Italian workers have detached the top section of an ancient obelisk looted from Ethiopia by fascist troops in 1937, in preparation for its return home.
Workers are going to great lengths to prevent the obelisk from cracking
The granite column, thought to be about 2,000 years old, was taken from the holy city of Axum in northern Ethiopia when Italian dictator Benito Mussolini invaded the country.
Ethiopia has campaigned to get it back for more than five decades, but despite three agreements with Italy the obelisk remained on a busy roundabout just down the road from the Colosseum.
Last year, Ethiopia had threatened to sever ties with Italy over the obelisk.
"We have a heritage and we want to keep that heritage... It is not something we can value in terms of money," Ethiopia's ambassador to Rome Mengistu Hulluka said.
A small group of Ethiopians living in Italy cheered on the workers as they started the operation.
The section removed - a block seven metres long - weighs 40 tonnes.

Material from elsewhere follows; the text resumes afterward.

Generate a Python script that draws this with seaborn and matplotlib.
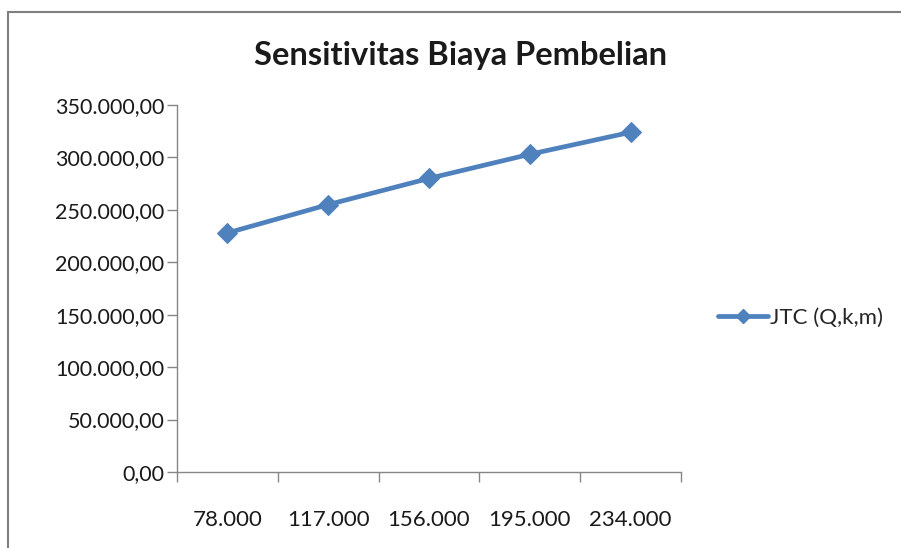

"The difficulty is that we don't want to create any cracks, any damage, only to separate the pieces where they were joined when the obelisk arrived in Rome," said Giorgio Croci, the
engineer in charge of dismantling the monument.
The obelisk was originally carved from a single piece of stone, but was transported to Italy in several pieces, then reassembled.
Ethiopia appealed many times for the return of the monument
Experts have to carefully disassemble it so it can be shipped home, using jacks and cranes to separate the
obelisk into three sections.
It is thought the operation will be over by the end of the year, and if all went according to plan the obelisk could
arrive in Ethiopia by next spring.
Some Italians have argued against its return, saying that Italy has lost thousands of treasures to looting and that the obelisk is part of Italian history.
The Ethiopian authorities plan to re-erect the column in Axum.